OBJECTIVE
Pictures stay out of the copy; set down each line of the listing below exactly.

──────────────────────────────

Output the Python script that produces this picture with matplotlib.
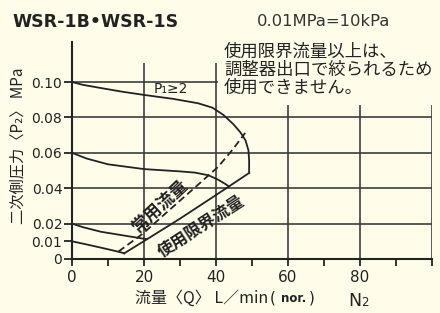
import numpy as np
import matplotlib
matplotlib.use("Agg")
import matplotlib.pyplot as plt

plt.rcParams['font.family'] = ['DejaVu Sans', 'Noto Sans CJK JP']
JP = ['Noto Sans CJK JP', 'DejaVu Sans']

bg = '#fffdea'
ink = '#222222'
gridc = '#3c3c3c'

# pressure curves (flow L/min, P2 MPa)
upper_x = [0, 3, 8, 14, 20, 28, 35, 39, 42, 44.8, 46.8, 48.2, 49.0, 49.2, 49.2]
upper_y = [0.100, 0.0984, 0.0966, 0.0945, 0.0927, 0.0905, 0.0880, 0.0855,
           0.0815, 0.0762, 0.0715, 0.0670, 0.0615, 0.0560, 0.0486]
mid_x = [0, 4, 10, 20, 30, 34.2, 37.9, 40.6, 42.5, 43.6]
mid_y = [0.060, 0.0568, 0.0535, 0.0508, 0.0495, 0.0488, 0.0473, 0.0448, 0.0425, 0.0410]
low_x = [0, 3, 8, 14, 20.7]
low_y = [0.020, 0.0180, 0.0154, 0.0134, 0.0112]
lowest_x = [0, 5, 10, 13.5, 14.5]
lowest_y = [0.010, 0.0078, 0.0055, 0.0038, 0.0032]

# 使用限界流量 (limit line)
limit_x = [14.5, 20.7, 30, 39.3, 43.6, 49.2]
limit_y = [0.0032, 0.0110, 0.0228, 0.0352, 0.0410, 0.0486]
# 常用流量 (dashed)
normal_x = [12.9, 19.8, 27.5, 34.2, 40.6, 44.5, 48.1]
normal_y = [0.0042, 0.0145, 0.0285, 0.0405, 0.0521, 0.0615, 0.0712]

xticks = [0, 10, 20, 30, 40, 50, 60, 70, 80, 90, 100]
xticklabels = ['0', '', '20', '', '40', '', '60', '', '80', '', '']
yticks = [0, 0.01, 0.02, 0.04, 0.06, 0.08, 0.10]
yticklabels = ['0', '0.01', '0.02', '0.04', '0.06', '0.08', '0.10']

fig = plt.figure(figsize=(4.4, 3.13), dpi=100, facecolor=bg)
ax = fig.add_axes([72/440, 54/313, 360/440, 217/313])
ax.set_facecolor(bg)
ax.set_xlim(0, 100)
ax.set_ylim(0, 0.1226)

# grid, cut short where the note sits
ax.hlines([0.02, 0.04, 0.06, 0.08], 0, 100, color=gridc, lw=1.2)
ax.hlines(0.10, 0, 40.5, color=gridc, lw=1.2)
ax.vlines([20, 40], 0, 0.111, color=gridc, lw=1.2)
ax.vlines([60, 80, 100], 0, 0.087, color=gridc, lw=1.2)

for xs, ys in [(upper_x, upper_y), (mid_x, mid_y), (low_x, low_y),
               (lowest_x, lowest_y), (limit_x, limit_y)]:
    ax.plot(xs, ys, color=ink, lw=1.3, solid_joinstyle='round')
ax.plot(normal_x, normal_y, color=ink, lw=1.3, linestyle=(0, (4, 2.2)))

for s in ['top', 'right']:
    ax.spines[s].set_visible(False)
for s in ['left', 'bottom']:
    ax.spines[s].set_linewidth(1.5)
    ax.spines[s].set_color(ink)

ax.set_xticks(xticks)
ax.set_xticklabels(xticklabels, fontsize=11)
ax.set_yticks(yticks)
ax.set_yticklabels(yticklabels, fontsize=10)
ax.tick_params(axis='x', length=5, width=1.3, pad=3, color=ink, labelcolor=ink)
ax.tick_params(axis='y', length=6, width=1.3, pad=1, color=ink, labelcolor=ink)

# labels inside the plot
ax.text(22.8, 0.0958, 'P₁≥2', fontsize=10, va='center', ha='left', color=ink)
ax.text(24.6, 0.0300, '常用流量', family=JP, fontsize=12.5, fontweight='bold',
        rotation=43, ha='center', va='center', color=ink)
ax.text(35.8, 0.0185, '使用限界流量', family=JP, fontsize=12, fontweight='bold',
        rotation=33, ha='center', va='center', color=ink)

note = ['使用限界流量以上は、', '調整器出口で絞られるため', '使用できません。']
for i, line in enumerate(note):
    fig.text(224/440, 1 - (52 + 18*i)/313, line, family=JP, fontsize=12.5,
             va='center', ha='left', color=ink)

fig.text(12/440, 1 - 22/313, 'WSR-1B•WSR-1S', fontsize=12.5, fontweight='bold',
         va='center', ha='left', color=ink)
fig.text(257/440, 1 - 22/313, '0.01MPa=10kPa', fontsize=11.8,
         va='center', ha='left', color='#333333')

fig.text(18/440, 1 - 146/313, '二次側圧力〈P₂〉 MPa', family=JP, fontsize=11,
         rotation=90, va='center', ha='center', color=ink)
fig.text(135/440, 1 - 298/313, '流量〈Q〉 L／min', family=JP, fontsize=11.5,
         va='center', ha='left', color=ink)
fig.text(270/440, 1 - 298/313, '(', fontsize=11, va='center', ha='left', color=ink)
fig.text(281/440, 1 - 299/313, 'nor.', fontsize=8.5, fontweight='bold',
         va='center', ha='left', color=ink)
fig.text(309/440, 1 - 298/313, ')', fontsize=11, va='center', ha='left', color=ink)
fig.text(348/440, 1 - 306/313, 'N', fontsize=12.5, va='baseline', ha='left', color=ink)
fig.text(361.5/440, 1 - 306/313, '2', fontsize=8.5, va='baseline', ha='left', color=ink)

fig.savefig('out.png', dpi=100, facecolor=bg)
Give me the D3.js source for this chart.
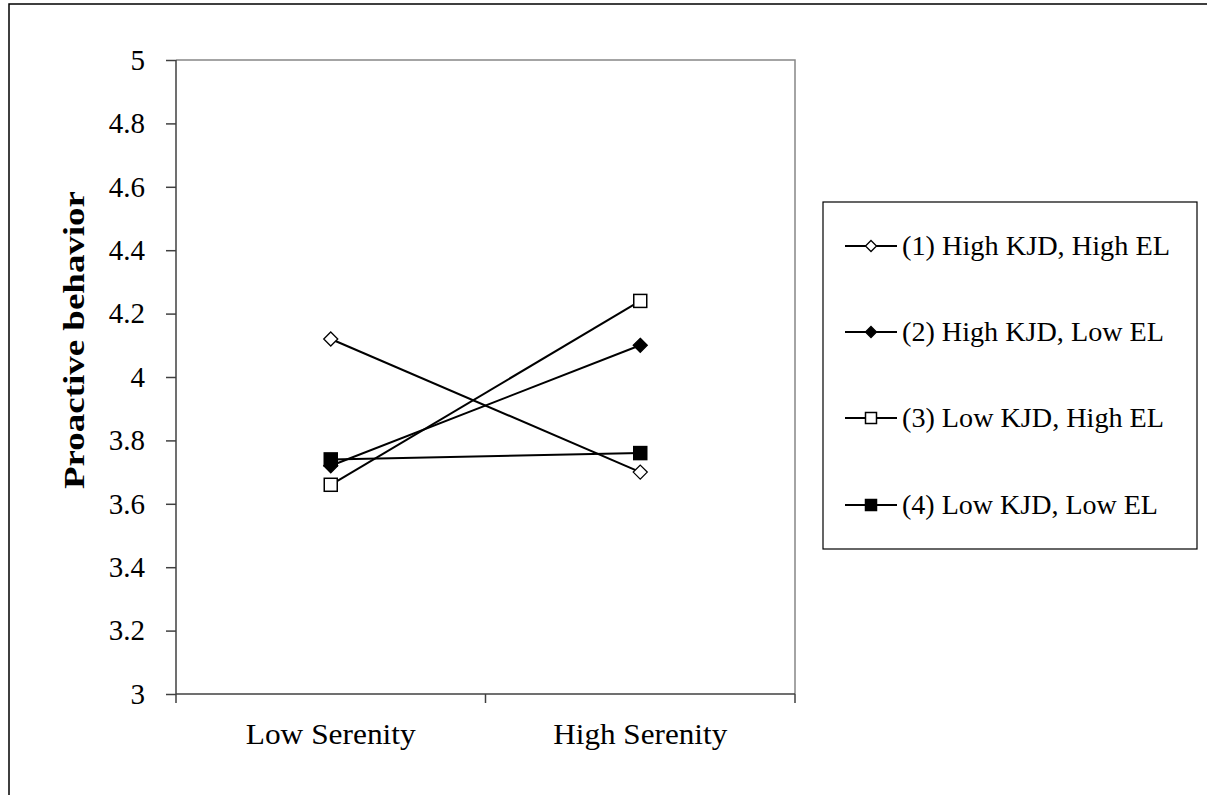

──────────────────────────────

OUTPUT FOR THIS EXERCISE
Output the Python script that produces this picture with matplotlib.
import numpy as np
import matplotlib
matplotlib.use("Agg")
import matplotlib.pyplot as plt

plt.rcParams['font.family'] = ['DejaVu Sans', 'Noto Sans CJK JP']
JP = ['Noto Sans CJK JP', 'DejaVu Sans']

bg = '#fffdea'
ink = '#222222'
gridc = '#3c3c3c'

# pressure curves (flow L/min, P2 MPa)
upper_x = [0, 3, 8, 14, 20, 28, 35, 39, 42, 44.8, 46.8, 48.2, 49.0, 49.2, 49.2]
upper_y = [0.100, 0.0984, 0.0966, 0.0945, 0.0927, 0.0905, 0.0880, 0.0855,
           0.0815, 0.0762, 0.0715, 0.0670, 0.0615, 0.0560, 0.0486]
mid_x = [0, 4, 10, 20, 30, 34.2, 37.9, 40.6, 42.5, 43.6]
mid_y = [0.060, 0.0568, 0.0535, 0.0508, 0.0495, 0.0488, 0.0473, 0.0448, 0.0425, 0.0410]
low_x = [0, 3, 8, 14, 20.7]
low_y = [0.020, 0.0180, 0.0154, 0.0134, 0.0112]
lowest_x = [0, 5, 10, 13.5, 14.5]
lowest_y = [0.010, 0.0078, 0.0055, 0.0038, 0.0032]

# 使用限界流量 (limit line)
limit_x = [14.5, 20.7, 30, 39.3, 43.6, 49.2]
limit_y = [0.0032, 0.0110, 0.0228, 0.0352, 0.0410, 0.0486]
# 常用流量 (dashed)
normal_x = [12.9, 19.8, 27.5, 34.2, 40.6, 44.5, 48.1]
normal_y = [0.0042, 0.0145, 0.0285, 0.0405, 0.0521, 0.0615, 0.0712]

xticks = [0, 10, 20, 30, 40, 50, 60, 70, 80, 90, 100]
xticklabels = ['0', '', '20', '', '40', '', '60', '', '80', '', '']
yticks = [0, 0.01, 0.02, 0.04, 0.06, 0.08, 0.10]
yticklabels = ['0', '0.01', '0.02', '0.04', '0.06', '0.08', '0.10']

fig = plt.figure(figsize=(4.4, 3.13), dpi=100, facecolor=bg)
ax = fig.add_axes([72/440, 54/313, 360/440, 217/313])
ax.set_facecolor(bg)
ax.set_xlim(0, 100)
ax.set_ylim(0, 0.1226)

# grid, cut short where the note sits
ax.hlines([0.02, 0.04, 0.06, 0.08], 0, 100, color=gridc, lw=1.2)
ax.hlines(0.10, 0, 40.5, color=gridc, lw=1.2)
ax.vlines([20, 40], 0, 0.111, color=gridc, lw=1.2)
ax.vlines([60, 80, 100], 0, 0.087, color=gridc, lw=1.2)

for xs, ys in [(upper_x, upper_y), (mid_x, mid_y), (low_x, low_y),
               (lowest_x, lowest_y), (limit_x, limit_y)]:
    ax.plot(xs, ys, color=ink, lw=1.3, solid_joinstyle='round')
ax.plot(normal_x, normal_y, color=ink, lw=1.3, linestyle=(0, (4, 2.2)))

for s in ['top', 'right']:
    ax.spines[s].set_visible(False)
for s in ['left', 'bottom']:
    ax.spines[s].set_linewidth(1.5)
    ax.spines[s].set_color(ink)

ax.set_xticks(xticks)
ax.set_xticklabels(xticklabels, fontsize=11)
ax.set_yticks(yticks)
ax.set_yticklabels(yticklabels, fontsize=10)
ax.tick_params(axis='x', length=5, width=1.3, pad=3, color=ink, labelcolor=ink)
ax.tick_params(axis='y', length=6, width=1.3, pad=1, color=ink, labelcolor=ink)

# labels inside the plot
ax.text(22.8, 0.0958, 'P₁≥2', fontsize=10, va='center', ha='left', color=ink)
ax.text(24.6, 0.0300, '常用流量', family=JP, fontsize=12.5, fontweight='bold',
        rotation=43, ha='center', va='center', color=ink)
ax.text(35.8, 0.0185, '使用限界流量', family=JP, fontsize=12, fontweight='bold',
        rotation=33, ha='center', va='center', color=ink)

note = ['使用限界流量以上は、', '調整器出口で絞られるため', '使用できません。']
for i, line in enumerate(note):
    fig.text(224/440, 1 - (52 + 18*i)/313, line, family=JP, fontsize=12.5,
             va='center', ha='left', color=ink)

fig.text(12/440, 1 - 22/313, 'WSR-1B•WSR-1S', fontsize=12.5, fontweight='bold',
         va='center', ha='left', color=ink)
fig.text(257/440, 1 - 22/313, '0.01MPa=10kPa', fontsize=11.8,
         va='center', ha='left', color='#333333')

fig.text(18/440, 1 - 146/313, '二次側圧力〈P₂〉 MPa', family=JP, fontsize=11,
         rotation=90, va='center', ha='center', color=ink)
fig.text(135/440, 1 - 298/313, '流量〈Q〉 L／min', family=JP, fontsize=11.5,
         va='center', ha='left', color=ink)
fig.text(270/440, 1 - 298/313, '(', fontsize=11, va='center', ha='left', color=ink)
fig.text(281/440, 1 - 299/313, 'nor.', fontsize=8.5, fontweight='bold',
         va='center', ha='left', color=ink)
fig.text(309/440, 1 - 298/313, ')', fontsize=11, va='center', ha='left', color=ink)
fig.text(348/440, 1 - 306/313, 'N', fontsize=12.5, va='baseline', ha='left', color=ink)
fig.text(361.5/440, 1 - 306/313, '2', fontsize=8.5, va='baseline', ha='left', color=ink)

fig.savefig('out.png', dpi=100, facecolor=bg)
Give me the D3.js source for this chart.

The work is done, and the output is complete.